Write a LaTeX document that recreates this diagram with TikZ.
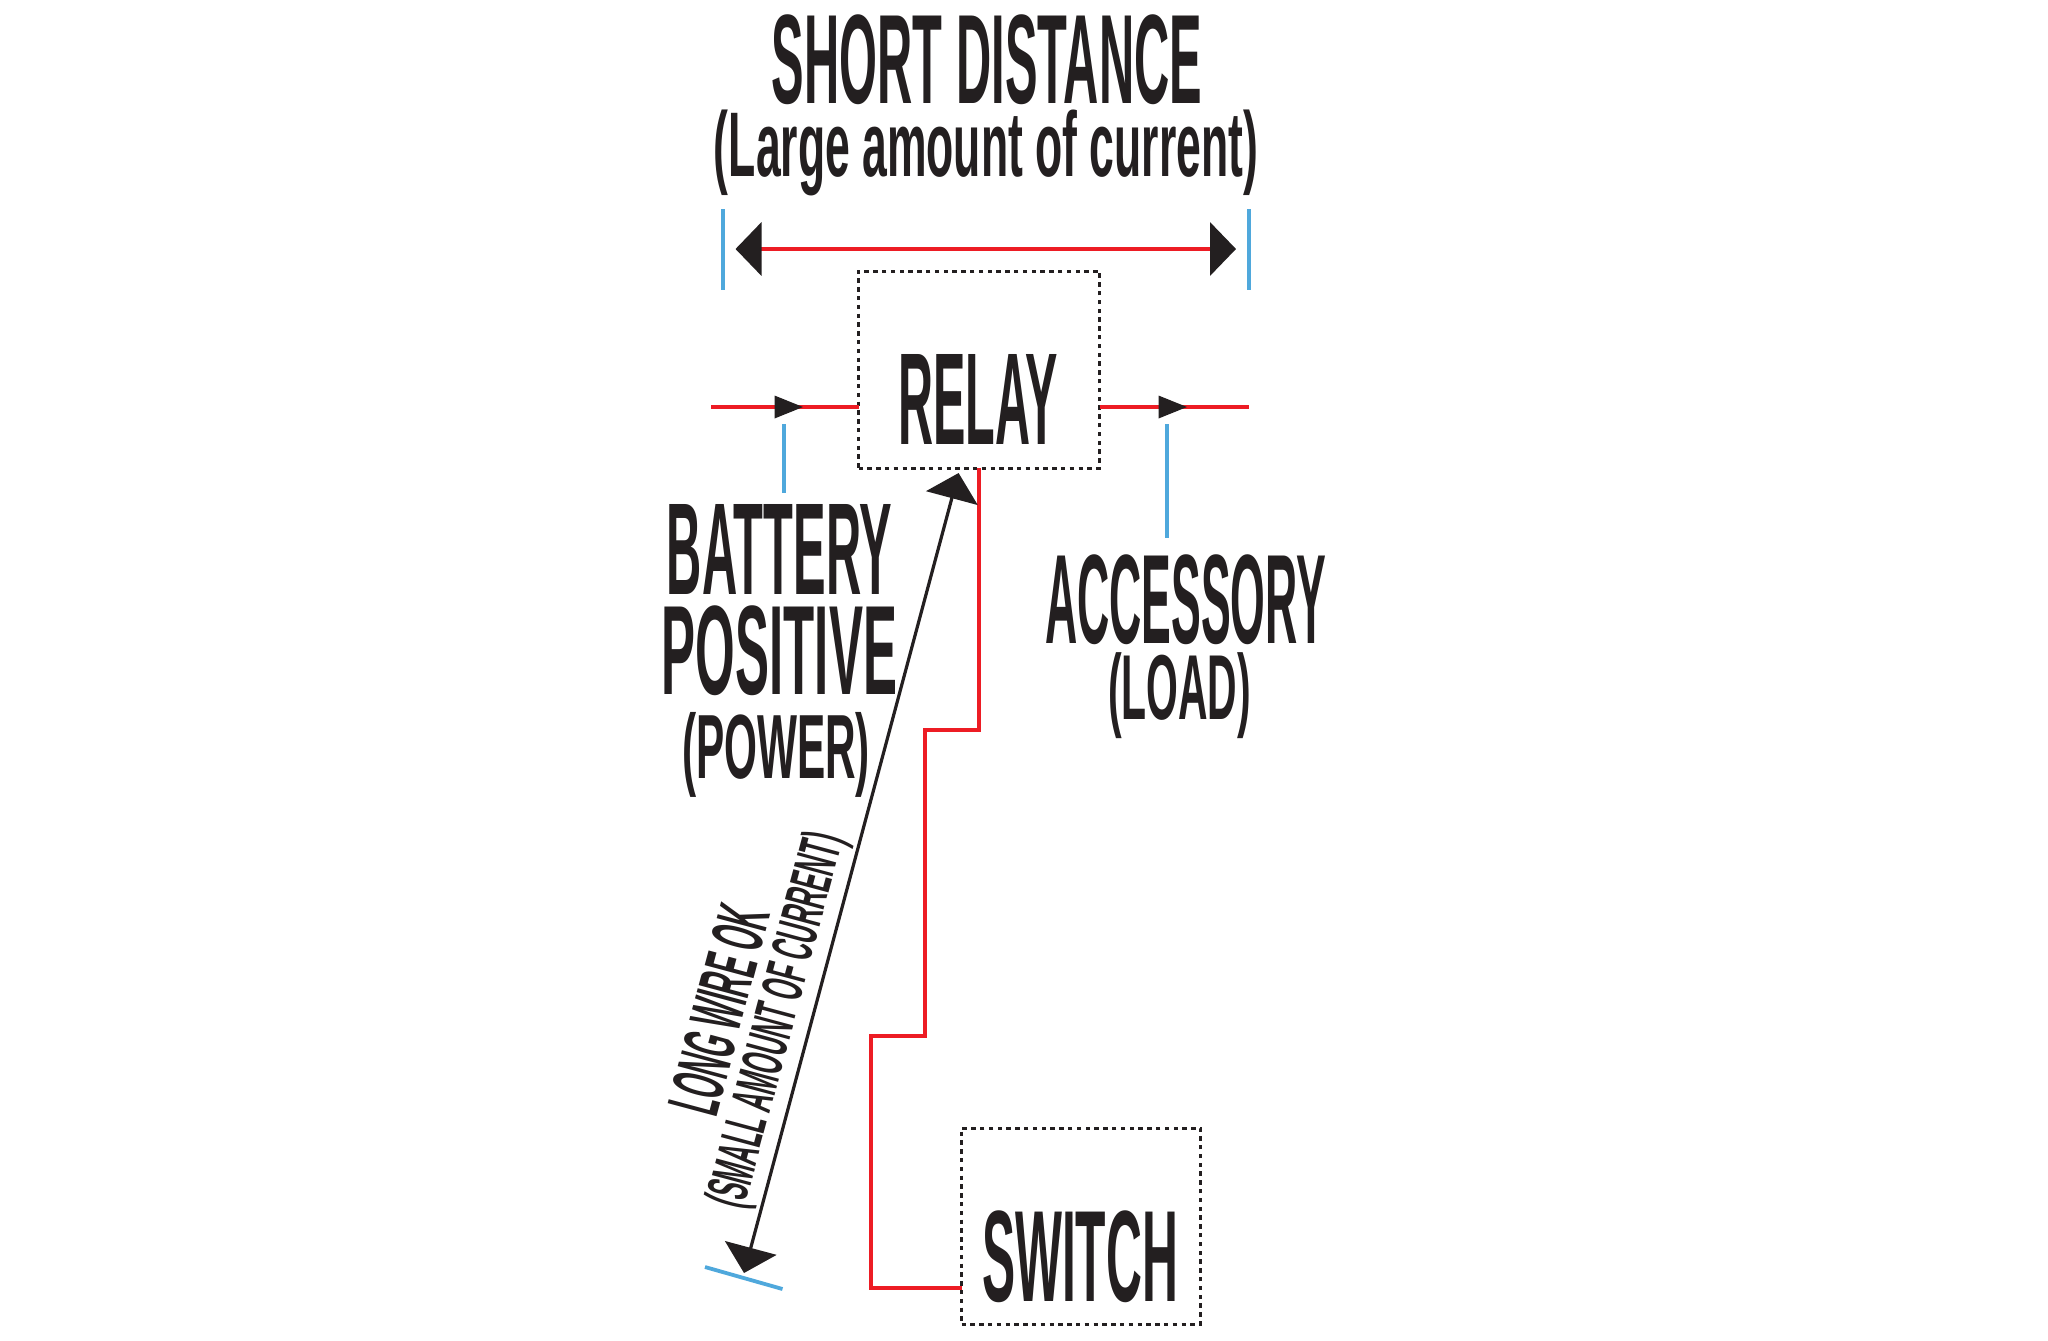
\documentclass[tikz,border=0pt]{standalone}
\usepackage{fontspec}
\usepackage{graphicx}
\setmainfont{Liberation Sans}
\usetikzlibrary{arrows.meta}
\definecolor{wirered}{HTML}{ED1C24}
\definecolor{tickblue}{HTML}{4FA8DC}
\definecolor{inkblack}{HTML}{231F20}
% width and total height in reference pixels (1 px = 0.5 pt)
\newcommand{\fitbox}[3]{\resizebox*{\dimexpr#1pt/2\relax}{\dimexpr#2pt/2\relax}{\bfseries #3}}
\tikzset{
  wire/.style={draw=wirered,line width=2pt},
  tick/.style={draw=tickblue,line width=1.9pt},
  longwire/.style={draw=inkblack,line width=1.6pt},
  dotbox/.style={draw=inkblack,line width=1.5pt,dash pattern=on 2.2pt off 2.2pt,inner sep=0pt,outer sep=0pt,fill=white},
  word/.style={text=inkblack,inner sep=0pt,outer sep=0pt}
}
\begin{document}
\begin{tikzpicture}[x=0.5pt,y=-0.5pt]
\useasboundingbox[fill=white] (0,0) rectangle (2048,1340);

% boxes
\node[dotbox,minimum width=120.5pt,minimum height=98.5pt] (relaybox) at (979,369.5) {};
\node[dotbox,minimum width=119.5pt,minimum height=98pt] (switchbox) at (1081,1226) {};

% words
\node[word] (title) at (987,60) {\fitbox{430}{90}{SHORT DISTANCE}};
\node[word] (subtitle) at (986,153) {\fitbox{544}{86}{(Large amount of current)}};
\node[word] (relay) at (978,399) {\fitbox{160}{90}{RELAY}};
\node[word] (switch) at (1080,1257) {\fitbox{196}{92}{SWITCH}};
\node[word] (battery) at (779.5,549) {\fitbox{225}{90}{BATTERY}};
\node[word] (positive) at (779.5,651) {\fitbox{235}{90}{POSITIVE}};
\node[word] (power) at (776,754.5) {\fitbox{188}{85}{(POWER)}};
\node[word] (accessory) at (1185.5,600) {\fitbox{281}{90}{ACCESSORY}};
\node[word] (load) at (1179.5,696) {\fitbox{143}{86}{(LOAD)}};
\node[word,rotate=75] (longok) at (719,1010) {\fitbox{212}{52}{LONG WIRE OK}};
\node[word,rotate=75] (smallamount) at (779,1021) {\fitbox{385}{54}{(SMALL AMOUNT OF CURRENT)}};

% free ends
\coordinate (spanL) at (723,209);
\coordinate (spanLb) at (723,290);
\coordinate (spanR) at (1249,209);
\coordinate (spanRb) at (1249,290);
\coordinate (tipL) at (735.5,249);
\coordinate (tipR) at (1236,249);
\coordinate (batIn) at (711,407);
\coordinate (batTip) at (803,407);
\coordinate (accTip) at (1187,407);
\coordinate (accOut) at (1249,407);
\coordinate (batT) at (784,424);
\coordinate (batB) at (784,493);
\coordinate (accT) at (1167,424);
\coordinate (accB) at (1167,538);
\coordinate (longTop) at (958.6,473);
\coordinate (longBot) at (744,1273);
\coordinate (footA) at (705,1267);
\coordinate (footB) at (782.5,1289);

% blue ticks
\draw[tick] (spanL) -- (spanLb);
\draw[tick] (spanR) -- (spanRb);
\draw[tick] (batT) -- (batB);
\draw[tick] (accT) -- (accB);
\draw[tick] (footA) -- (footB);

% red wires
\draw[wire,{Triangle[length=13pt,width=26.5pt,color=inkblack]}-{Triangle[length=13pt,width=26.5pt,color=inkblack]}] (tipL) -- (tipR);
\draw[wire] (batIn) -- (relaybox.west |- batIn);
\draw[wire] (relaybox.east |- accOut) -- (accOut);
\draw[wire,line join=miter] (relaybox.south) -- (979,730) -- (925,730) -- (925,1036) -- (871,1036) -- (871,1288) -- (switchbox.west |- 0,1288);

% in-line arrowheads
\fill[inkblack] (batTip) -- ++(-28.5,-11.5) -- ++(0,23) -- cycle;
\fill[inkblack] (accTip) -- ++(-28.5,-11.5) -- ++(0,23) -- cycle;

% long wire
\draw[longwire,{Triangle[length=13pt,width=26.5pt,color=inkblack]}-{Triangle[length=13pt,width=26.5pt,color=inkblack]}] (longTop) -- (longBot);
\end{tikzpicture}
\end{document}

Directions for this task.
Copy out each line exactly, without the pictures.

Final result.
Write a LaTeX document that recreates this diagram with TikZ.
\documentclass[tikz,border=0pt]{standalone}
\usepackage{fontspec}
\usepackage{graphicx}
\setmainfont{Liberation Sans}
\usetikzlibrary{arrows.meta}
\definecolor{wirered}{HTML}{ED1C24}
\definecolor{tickblue}{HTML}{4FA8DC}
\definecolor{inkblack}{HTML}{231F20}
% width and total height in reference pixels (1 px = 0.5 pt)
\newcommand{\fitbox}[3]{\resizebox*{\dimexpr#1pt/2\relax}{\dimexpr#2pt/2\relax}{\bfseries #3}}
\tikzset{
  wire/.style={draw=wirered,line width=2pt},
  tick/.style={draw=tickblue,line width=1.9pt},
  longwire/.style={draw=inkblack,line width=1.6pt},
  dotbox/.style={draw=inkblack,line width=1.5pt,dash pattern=on 2.2pt off 2.2pt,inner sep=0pt,outer sep=0pt,fill=white},
  word/.style={text=inkblack,inner sep=0pt,outer sep=0pt}
}
\begin{document}
\begin{tikzpicture}[x=0.5pt,y=-0.5pt]
\useasboundingbox[fill=white] (0,0) rectangle (2048,1340);

% boxes
\node[dotbox,minimum width=120.5pt,minimum height=98.5pt] (relaybox) at (979,369.5) {};
\node[dotbox,minimum width=119.5pt,minimum height=98pt] (switchbox) at (1081,1226) {};

% words
\node[word] (title) at (987,60) {\fitbox{430}{90}{SHORT DISTANCE}};
\node[word] (subtitle) at (986,153) {\fitbox{544}{86}{(Large amount of current)}};
\node[word] (relay) at (978,399) {\fitbox{160}{90}{RELAY}};
\node[word] (switch) at (1080,1257) {\fitbox{196}{92}{SWITCH}};
\node[word] (battery) at (779.5,549) {\fitbox{225}{90}{BATTERY}};
\node[word] (positive) at (779.5,651) {\fitbox{235}{90}{POSITIVE}};
\node[word] (power) at (776,754.5) {\fitbox{188}{85}{(POWER)}};
\node[word] (accessory) at (1185.5,600) {\fitbox{281}{90}{ACCESSORY}};
\node[word] (load) at (1179.5,696) {\fitbox{143}{86}{(LOAD)}};
\node[word,rotate=75] (longok) at (719,1010) {\fitbox{212}{52}{LONG WIRE OK}};
\node[word,rotate=75] (smallamount) at (779,1021) {\fitbox{385}{54}{(SMALL AMOUNT OF CURRENT)}};

% free ends
\coordinate (spanL) at (723,209);
\coordinate (spanLb) at (723,290);
\coordinate (spanR) at (1249,209);
\coordinate (spanRb) at (1249,290);
\coordinate (tipL) at (735.5,249);
\coordinate (tipR) at (1236,249);
\coordinate (batIn) at (711,407);
\coordinate (batTip) at (803,407);
\coordinate (accTip) at (1187,407);
\coordinate (accOut) at (1249,407);
\coordinate (batT) at (784,424);
\coordinate (batB) at (784,493);
\coordinate (accT) at (1167,424);
\coordinate (accB) at (1167,538);
\coordinate (longTop) at (958.6,473);
\coordinate (longBot) at (744,1273);
\coordinate (footA) at (705,1267);
\coordinate (footB) at (782.5,1289);

% blue ticks
\draw[tick] (spanL) -- (spanLb);
\draw[tick] (spanR) -- (spanRb);
\draw[tick] (batT) -- (batB);
\draw[tick] (accT) -- (accB);
\draw[tick] (footA) -- (footB);

% red wires
\draw[wire,{Triangle[length=13pt,width=26.5pt,color=inkblack]}-{Triangle[length=13pt,width=26.5pt,color=inkblack]}] (tipL) -- (tipR);
\draw[wire] (batIn) -- (relaybox.west |- batIn);
\draw[wire] (relaybox.east |- accOut) -- (accOut);
\draw[wire,line join=miter] (relaybox.south) -- (979,730) -- (925,730) -- (925,1036) -- (871,1036) -- (871,1288) -- (switchbox.west |- 0,1288);

% in-line arrowheads
\fill[inkblack] (batTip) -- ++(-28.5,-11.5) -- ++(0,23) -- cycle;
\fill[inkblack] (accTip) -- ++(-28.5,-11.5) -- ++(0,23) -- cycle;

% long wire
\draw[longwire,{Triangle[length=13pt,width=26.5pt,color=inkblack]}-{Triangle[length=13pt,width=26.5pt,color=inkblack]}] (longTop) -- (longBot);
\end{tikzpicture}
\end{document}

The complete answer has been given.